What to ask when evaluating polymer viscosity

When reviewing viscosity data for PAA or another specialty polymer, the first question should not be “is the number high or low?” It should be “what does this number represent?” A useful viscosity value should be tied to a defined concentration, temperature, solvent or solution condition, pH, measurement method, and shear conditions.

It's also worth asking whether the supplier can explain how viscosity relates to molecular weight distribution, lot-to-lot control, and application performance. If the answer stops at the spec sheet, the data may not be telling you enough.

For electronics and CMP-related applications, viscosity is most valuable when it is treated as part of a broader material qualification picture. Customers comparing PAA materials for electronics use may also need to evaluate purity, molecular distribution, and intended application fit; those considerations are covered in the poly(acrylic acid) grade comparison.

Conclusion

Polymer viscosity is a useful measurement because it connects molecular behavior to real-world handling, processing, and formulation performance. In PAA and other specialty polymer systems, it can reveal important information about chain size, concentration effects, solution chemistry, and consistency.

The mistake is treating viscosity as a standalone quality verdict. A viscosity value only becomes meaningful when it is connected to measurement conditions, molecular structure, and the application environment. For electronic chemical and CMP customers, that context is what separates a useful specification from a misleading one.

Evaluating PAA for electronics or slurry-related applications?
Explore poly(acrylic acid) for electronic materials.

FAQ

Click a question to expand.

What does polymer viscosity mean?

Polymer viscosity describes how strongly a polymer solution or melt resists flow. In solution, it reflects polymer chain size, concentration, solvent conditions, and interactions within the system.

Why does molecular weight affect viscosity?

Higher molecular weight polymers generally create more resistance to flow because longer chains have larger hydrodynamic volume in solution and move less easily through the surrounding liquid.

Is viscosity the same as intrinsic viscosity?

No. Viscosity describes flow resistance under specific measurement conditions.

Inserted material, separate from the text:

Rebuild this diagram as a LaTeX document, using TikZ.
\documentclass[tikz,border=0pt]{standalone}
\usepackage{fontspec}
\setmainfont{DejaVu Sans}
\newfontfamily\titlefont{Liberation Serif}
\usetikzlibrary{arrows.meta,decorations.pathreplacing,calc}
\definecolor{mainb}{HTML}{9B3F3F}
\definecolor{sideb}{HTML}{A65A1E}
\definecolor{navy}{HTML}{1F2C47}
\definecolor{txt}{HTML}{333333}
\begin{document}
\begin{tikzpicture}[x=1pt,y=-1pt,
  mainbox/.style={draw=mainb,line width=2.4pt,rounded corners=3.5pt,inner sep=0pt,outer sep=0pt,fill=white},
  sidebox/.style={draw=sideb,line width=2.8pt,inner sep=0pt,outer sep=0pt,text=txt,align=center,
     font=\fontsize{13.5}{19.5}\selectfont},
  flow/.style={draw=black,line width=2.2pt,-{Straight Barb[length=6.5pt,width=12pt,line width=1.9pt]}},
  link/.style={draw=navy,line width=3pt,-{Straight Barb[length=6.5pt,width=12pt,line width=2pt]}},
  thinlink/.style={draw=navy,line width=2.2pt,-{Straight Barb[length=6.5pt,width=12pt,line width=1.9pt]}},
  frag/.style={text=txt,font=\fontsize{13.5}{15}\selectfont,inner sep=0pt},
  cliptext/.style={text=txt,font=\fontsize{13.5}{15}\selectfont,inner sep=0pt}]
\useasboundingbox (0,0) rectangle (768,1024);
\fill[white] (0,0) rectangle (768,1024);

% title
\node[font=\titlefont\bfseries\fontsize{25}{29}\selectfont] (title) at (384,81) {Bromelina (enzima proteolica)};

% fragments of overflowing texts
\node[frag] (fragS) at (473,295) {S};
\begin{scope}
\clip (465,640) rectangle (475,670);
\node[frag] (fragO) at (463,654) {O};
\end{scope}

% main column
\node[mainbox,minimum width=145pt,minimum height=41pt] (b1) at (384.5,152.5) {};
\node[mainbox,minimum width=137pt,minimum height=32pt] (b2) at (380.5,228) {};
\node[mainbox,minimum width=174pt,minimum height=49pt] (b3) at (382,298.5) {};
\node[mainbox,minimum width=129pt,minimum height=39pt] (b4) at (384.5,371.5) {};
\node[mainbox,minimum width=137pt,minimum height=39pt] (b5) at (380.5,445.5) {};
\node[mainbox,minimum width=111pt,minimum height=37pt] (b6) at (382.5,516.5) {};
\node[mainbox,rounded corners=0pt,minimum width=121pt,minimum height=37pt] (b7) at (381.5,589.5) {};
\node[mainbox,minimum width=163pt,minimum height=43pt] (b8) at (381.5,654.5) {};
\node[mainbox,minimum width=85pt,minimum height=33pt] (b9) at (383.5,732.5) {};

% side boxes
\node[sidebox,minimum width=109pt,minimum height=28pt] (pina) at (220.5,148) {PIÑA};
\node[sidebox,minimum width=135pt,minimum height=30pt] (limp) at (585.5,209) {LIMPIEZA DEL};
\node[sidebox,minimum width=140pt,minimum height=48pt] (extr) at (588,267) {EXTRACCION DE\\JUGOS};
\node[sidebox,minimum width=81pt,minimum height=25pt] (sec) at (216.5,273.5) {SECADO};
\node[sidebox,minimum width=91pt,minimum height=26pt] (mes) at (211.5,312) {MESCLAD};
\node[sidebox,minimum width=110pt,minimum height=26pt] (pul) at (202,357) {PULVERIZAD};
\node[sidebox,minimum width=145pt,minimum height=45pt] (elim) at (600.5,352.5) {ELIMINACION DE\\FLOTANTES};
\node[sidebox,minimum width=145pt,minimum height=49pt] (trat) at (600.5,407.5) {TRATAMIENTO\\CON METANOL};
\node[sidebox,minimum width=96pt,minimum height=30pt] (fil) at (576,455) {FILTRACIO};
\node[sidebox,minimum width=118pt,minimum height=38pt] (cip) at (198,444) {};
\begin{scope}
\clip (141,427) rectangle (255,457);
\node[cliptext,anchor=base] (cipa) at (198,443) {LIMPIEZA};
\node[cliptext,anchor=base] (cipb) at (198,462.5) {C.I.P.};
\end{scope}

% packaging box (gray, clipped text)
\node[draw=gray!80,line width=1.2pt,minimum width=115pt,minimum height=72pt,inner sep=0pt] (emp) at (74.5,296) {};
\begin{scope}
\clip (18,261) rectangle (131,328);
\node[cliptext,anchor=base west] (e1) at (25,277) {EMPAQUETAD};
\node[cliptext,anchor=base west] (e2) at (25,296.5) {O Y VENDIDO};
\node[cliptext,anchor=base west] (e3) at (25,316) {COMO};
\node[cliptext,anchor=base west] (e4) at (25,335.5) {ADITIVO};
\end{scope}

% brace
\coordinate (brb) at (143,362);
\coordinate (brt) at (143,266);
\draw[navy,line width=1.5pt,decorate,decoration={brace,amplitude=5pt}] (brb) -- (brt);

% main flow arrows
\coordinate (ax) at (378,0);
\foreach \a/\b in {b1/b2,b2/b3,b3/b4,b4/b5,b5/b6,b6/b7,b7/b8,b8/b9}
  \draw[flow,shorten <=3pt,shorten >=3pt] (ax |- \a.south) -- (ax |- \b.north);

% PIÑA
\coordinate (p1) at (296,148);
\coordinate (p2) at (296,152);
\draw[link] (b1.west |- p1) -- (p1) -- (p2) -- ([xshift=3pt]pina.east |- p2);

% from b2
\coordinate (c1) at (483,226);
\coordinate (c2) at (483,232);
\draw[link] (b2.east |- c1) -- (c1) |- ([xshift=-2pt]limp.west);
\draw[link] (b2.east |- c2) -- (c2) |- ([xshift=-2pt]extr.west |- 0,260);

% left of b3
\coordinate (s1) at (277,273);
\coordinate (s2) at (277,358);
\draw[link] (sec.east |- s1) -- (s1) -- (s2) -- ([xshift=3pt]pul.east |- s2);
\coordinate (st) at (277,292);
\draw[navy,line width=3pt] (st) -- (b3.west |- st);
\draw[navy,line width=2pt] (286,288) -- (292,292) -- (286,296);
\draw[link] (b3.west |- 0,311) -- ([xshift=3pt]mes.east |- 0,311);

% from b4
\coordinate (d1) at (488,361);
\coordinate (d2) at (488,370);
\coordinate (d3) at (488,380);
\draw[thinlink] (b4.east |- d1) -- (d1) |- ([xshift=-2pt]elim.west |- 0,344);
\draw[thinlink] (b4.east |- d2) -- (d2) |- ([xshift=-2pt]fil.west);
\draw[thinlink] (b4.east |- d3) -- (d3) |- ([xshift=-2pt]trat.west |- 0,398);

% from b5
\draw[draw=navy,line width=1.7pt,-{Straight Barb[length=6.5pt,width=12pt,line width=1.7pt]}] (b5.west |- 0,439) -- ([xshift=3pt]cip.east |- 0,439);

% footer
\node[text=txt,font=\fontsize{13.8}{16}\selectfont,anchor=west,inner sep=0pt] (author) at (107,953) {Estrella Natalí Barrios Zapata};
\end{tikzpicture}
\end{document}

Intrinsic viscosity is measured in dilute solution and provides insight into hydrodynamic chain size and molecular structure with concentration effects minimized.

Why does viscosity matter for PAA?

For PAA, viscosity can reflect molecular weight, concentration, ionic environment, neutralization state, and chain expansion in solution. Those factors may influence handling, formulation behavior, and performance in particle-sensitive systems.

Can two PAA materials with similar viscosity perform differently?

Yes. Similar viscosity values do not guarantee identical molecular weight distribution, polymer architecture, impurity profile, ionic environment, or interaction behavior. That is why viscosity should be interpreted alongside other material attributes.